MLTID also make up the hashkey, once you’ve built QA tables they should be based on a tenant, therefore the column itself doesn’t persist beyond DV-no need
As far as the other metadata, as long as it makes sense for your use case, QA tables & IM views are disposable. If you rebuild your PIT or Bridge then your metadata obviously changes
Hi everyone - i just wanted to make sure i read this correctly: Bridges may potentially contain a (logarithmic) window of snapshots just like PITs, if there is a compelling reason to support it - such as supporting a downstream Timespan Fact, where there is a need to Marty McFly back in time? Otherwise the recommendation is to rebuild per run (day)?
One more question: PITs - to hash or not to hash? Is there any definitive guidance on whether the primary key is either:
- a multi-part key based on the associated hub/link hashkey and the snapshot date columns; or
- a separate single column hash of the associated hub/link hashkey and the snapshot date (with alternate unique key on the associated hub/link hashkey and the snapshot date columns)
Does it matter?
Looking at Dan’s guidance on virtualising Type 2 Dimensions it looks to me that the dedicated PIT hashkey column is rather helpful in this regard. But guidance seems to differ based which source material you refer to…
Correct. If you want to build a virtual SCD2 on top of a historized PIT you need a PK for the dimension. The hashkey of the Hub alone would not be unique as you are tracking changes over time. Hashing the Hub business key attributes plus the loaddts of the PIT row are needed to get a unique value that can act as the virtual PK for the virtual SCD2.
To answer your question about whether you need a snapshot date in a Bridge, think about what a Bridge table is providing - it’s a join table of key sets to the underlying objects. The Bridge may be collecting these key sets in a forward rolling manner and may include a computed End Date based on the associated Link’s Effectivity Satellite. You can compute the duration of the Link’s representative relationships using the Load Date (which will act as a Snapshot Date); and you could have multiple End Dates in the Bridge if you have multiple Links with associated Effectivity Satellites. It depends on the Use Case that you are building to. If you are maintaining a Bridge in a forward rolling manner, then you would most likely not want to reload it. Again, the load process will follow the Use Case.
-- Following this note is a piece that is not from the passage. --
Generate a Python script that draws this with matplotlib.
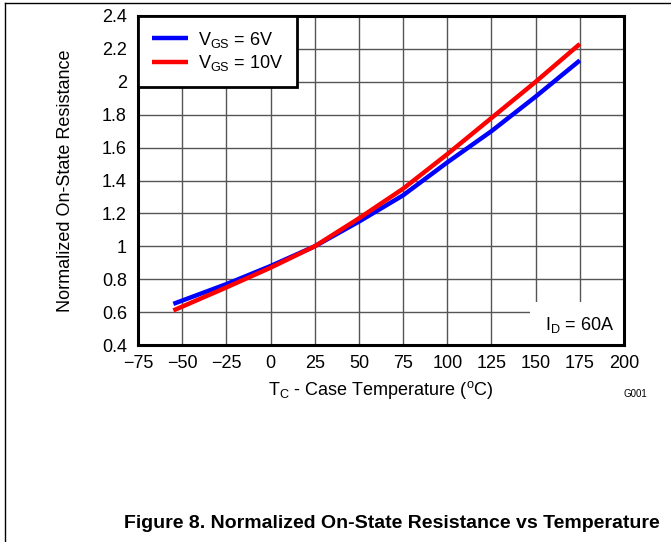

With regard to hashing or not to hash on a PIT - it is a design preference based on the Use Case. All PITs and Bridges are Use Case driven. You may wish to compute a hash on the entirety of a PIT’s row-level column set as a means to eliminate duplicate rows for the specified snapshot date and to assist with restart-ability should something happen during the load process. The recommended best practice for the unique row-level identifier on a PIT or Bridge is to generate a sequence number - yes, that’s right - a sequence number. Why? Two-fold: (a) it is strictly a unique row identifier; no dependencies; no lookups; no latency; and (b) it allows the Bridge or PIT to mimic a Kimball-styled Fact or Type 2 dimension.
You’ll want to stay away from hashing a hash key. On a PIT table, you should have the entire business key for every hub or, in the case of a link-based PIT, you should have every business key represented in the link relationship, along with the required set of satellite primary key/load date pairs.